Variable Transformation

We often assume normally distributed data. But often skewed -> Data transformation solve this

Log transformation

Log transformation is a transformation that takes the natural log of the data. Useful for linear regression. Solve right skewed

Polynomial Features

higher order relationship

from sklearn.preprocessing import PolynomialFeatures
poly = PolynomialFeatures(degree=2)
polyfeat = poly.fit(data)

Feature Encoding

Variable selection involves choosing the set of features

  • Encoding: converting non-numeric features to numeric features
    • applied to categorical features
      • Nominal: Red, blue
      • Ordinal: high, medium, low
    • Binary encoding: 0, 1
    • One-hot encoding: multiple columns for each category with binary vaiables
    • Ordinal encoding: converting ordered categories to numerical values. (e.g. 0,1,2,3,…)
  • Scailing: converting the scale of numeric data so they are comparable

Feature Scaling

Adjusting a variable scale, so that comparison of variables with different scales

Why problematic?

If scale is so small, it will be hard to compare.


  • Standard scailing: convert features to standard normal variable
  • Min-max scailing: convert features to min-max.
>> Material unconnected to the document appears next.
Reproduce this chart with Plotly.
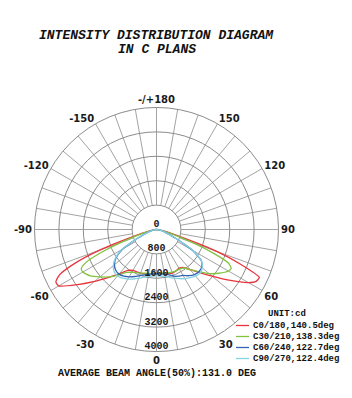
import plotly.graph_objects as go

# ---------------- data ----------------
GAMMA = [0, 5, 10, 15, 20, 25, 30, 35, 40, 45, 50, 55, 60, 62.5, 65, 67.5, 70, 75, 80, 85, 90]

red_c0    = [1440, 1445, 1460, 1490, 1520, 1500, 1470, 1520, 1720, 2000, 2380, 2900, 3480, 3680, 3720, 3000, 2100, 500, 200, 60, 0]
red_c180  = [1440, 1450, 1470, 1500, 1520, 1530, 1550, 1640, 1900, 2220, 2650, 3150, 3700, 3720, 3500, 2900, 2000, 500, 200, 60, 0]
green_c30  = [1440, 1445, 1455, 1470, 1490, 1500, 1500, 1540, 1720, 1950, 2250, 2500, 2720, 2760, 2600, 2000, 1300, 400, 150, 50, 0]
green_c210 = [1440, 1450, 1460, 1480, 1520, 1560, 1620, 1720, 1950, 2200, 2420, 2650, 2790, 2780, 2550, 1950, 1250, 400, 150, 50, 0]
blue_c60   = [1450, 1460, 1490, 1530, 1630, 1690, 1740, 1850, 1930, 1960, 1930, 1800, 1350, 980, 720, 520, 360, 220, 110, 40, 0]
blue_c240  = [1450, 1460, 1490, 1540, 1610, 1700, 1790, 1870, 1910, 1890, 1800, 1620, 1280, 950, 700, 500, 350, 210, 110, 40, 0]
cyan_c90   = [1520, 1530, 1560, 1620, 1700, 1780, 1860, 1930, 1990, 2020, 1960, 1800, 1380, 1000, 740, 530, 370, 230, 120, 40, 0]
cyan_c270  = [1520, 1530, 1560, 1620, 1700, 1790, 1880, 1950, 1990, 1960, 1850, 1650, 1320, 970, 720, 520, 360, 220, 115, 40, 0]

SERIES_NAMES = ["C0/180,140.5deg", "C30/210,138.3deg", "C60/240,122.7deg", "C90/270,122.4deg"]
SERIES_COLORS = ["#e8343c", "#82c341", "#3465b5", "#86d3e3"]

RADIAL_TICKS = [800, 1600, 2400, 3200, 4000]
RADIAL_LABELS = ["0", "800", "1600", "2400", "3200", "4000"]
ANGLE_LABELS = {0: "0", 30: "30", 60: "60", 90: "90", 120: "120", 150: "150",
                180: "-/+180", 210: "-150", 240: "-120", 270: "-90", 300: "-60", 330: "-30"}

TITLE_1 = "INTENSITY DISTRIBUTION DIAGRAM"
TITLE_2 = "IN C PLANS"
UNIT_TEXT = "UNIT:cd"
FOOTER = "AVERAGE BEAM ANGLE(50%):131.0 DEG"

# ---------------- figure ----------------
W, H = 352, 398
MONO = "Liberation Mono, Courier New, monospace"
SANS = "DejaVu Sans, Arial, sans-serif"

fig = go.Figure()

# spokes (every 10 deg, starting at the first ring)
sp_r, sp_t = [], []
for a in range(0, 360, 10):
    sp_r += [RADIAL_TICKS[0], RADIAL_TICKS[-1], None]
    sp_t += [a, a, None]
fig.add_trace(go.Scatterpolar(r=sp_r, theta=sp_t, mode="lines",
                              line=dict(color="#8c8c8c", width=0.8),
                              hoverinfo="skip", showlegend=False))

pairs = [(red_c0, red_c180), (green_c30, green_c210), (blue_c60, blue_c240), (cyan_c90, cyan_c270)]
for (right, left), name, col in zip(pairs, SERIES_NAMES, SERIES_COLORS):
    theta = [-g for g in reversed(GAMMA)] + GAMMA[1:]
    r = list(reversed(left)) + right[1:]
    fig.add_trace(go.Scatterpolar(r=r, theta=theta, mode="lines", name=name,
                                  line=dict(color=col, width=1.3, shape="spline", smoothing=0.6),
                                  showlegend=False))

# radial labels along the 0 direction
fig.add_trace(go.Scatterpolar(r=[0] + RADIAL_TICKS, theta=[0] * 6, mode="text",
                              text=RADIAL_LABELS, textposition="top center",
                              textfont=dict(family=MONO, size=10, color="#1a1a1a", weight="bold"),
                              hoverinfo="skip", showlegend=False))

tickvals = list(range(0, 360, 10))
ticktext = [ANGLE_LABELS.get(v, "") for v in tickvals]

cx0, cx1 = 34.5 / W, 278.5 / W
cy0, cy1 = 1 - 351.5 / H, 1 - 107.5 / H

fig.update_layout(
    width=W, height=H,
    margin=dict(l=0, r=0, t=0, b=0),
    paper_bgcolor="white",
    plot_bgcolor="white",
    showlegend=False,
    polar=dict(
        domain=dict(x=[cx0, cx1], y=[cy0, cy1]),
        bgcolor="white",
        angularaxis=dict(rotation=270, direction="counterclockwise",
                         tickmode="array", tickvals=tickvals, ticktext=ticktext,
                         showgrid=False, ticks="", showline=True,
                         linecolor="#8c8c8c", linewidth=1,
                         tickfont=dict(family=SANS, size=10, color="#1a1a1a", weight="bold")),
        radialaxis=dict(range=[0, 4000], tickmode="array", tickvals=RADIAL_TICKS,
                        showticklabels=False, ticks="", showline=False,
                        gridcolor="#8c8c8c", gridwidth=0.8),
    ),
)

def px(x):
    return x / W

def py(y):
    return 1 - y / H

ann = []
ann.append(dict(x=px(156.5), y=py(35), text="<b><i>" + TITLE_1 + "</i></b>", showarrow=False,
                xref="paper", yref="paper", xanchor="center", yanchor="middle",
                font=dict(family=MONO, size=13, color="#111")))
ann.append(dict(x=px(156.5), y=py(49), text="<b><i>" + TITLE_2 + "</i></b>", showarrow=False,
                xref="paper", yref="paper", xanchor="center", yanchor="middle",
                font=dict(family=MONO, size=13, color="#111")))
ann.append(dict(x=px(156.5), y=py(373), text="<b>" + FOOTER + "</b>", showarrow=False,
                xref="paper", yref="paper", xanchor="center", yanchor="middle",
                font=dict(family=MONO, size=10, color="#111")))
ann.append(dict(x=px(266), y=py(314), text="<b>" + UNIT_TEXT + "</b>", showarrow=False,
                xref="paper", yref="paper", xanchor="left", yanchor="middle",
                font=dict(family=MONO, size=9, color="#111")))

shapes = []
row_y = [325.5, 336.5, 347.5, 358.5]
for yy, name, col in zip(row_y, SERIES_NAMES, SERIES_COLORS):
    shapes.append(dict(type="line", xref="paper", yref="paper",
                       x0=px(236), x1=px(249), y0=py(yy), y1=py(yy),
                       line=dict(color=col, width=1.3)))
    ann.append(dict(x=px(251), y=py(yy), text="<b>" + name + "</b>", showarrow=False,
                    xref="paper", yref="paper", xanchor="left", yanchor="middle",
                    font=dict(family=MONO, size=9, color="#111")))

fig.update_layout(annotations=ann, shapes=shapes)
fig.write_html("out.html")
It is sensitive to outliers
  • Robust scaling: similar to min-max but maps the interquartile range 1Q to 0 and 3Q to 1. Other range takes values outside of the (0,1) interval.

Common Variable Transformation

Feature type

  • Continuous: Standard, Min-max, Robust scaling
    • from sklearn.preprocessing import StandardScaler, MinMaxScaler, RobustScaler
  • Nominla: Categorical, unordered features: Binanry, One-hot encoding
    • from sklearn.preprocessing import LabelEncoder, LabelBinarizer, OneHotEncoder
    • from pandas import get_dummies
  • Ordinal: Categorical, ordered features: Ordinal encoding
    • from sklearn.feature_extraction import DictVectorizer
    • from sklearn.preprocessing import OrdinalEncoder


  1. Boxcox transformation
    A Box Cox transformation is a transformation of non-normal dependent variables into a normal shape.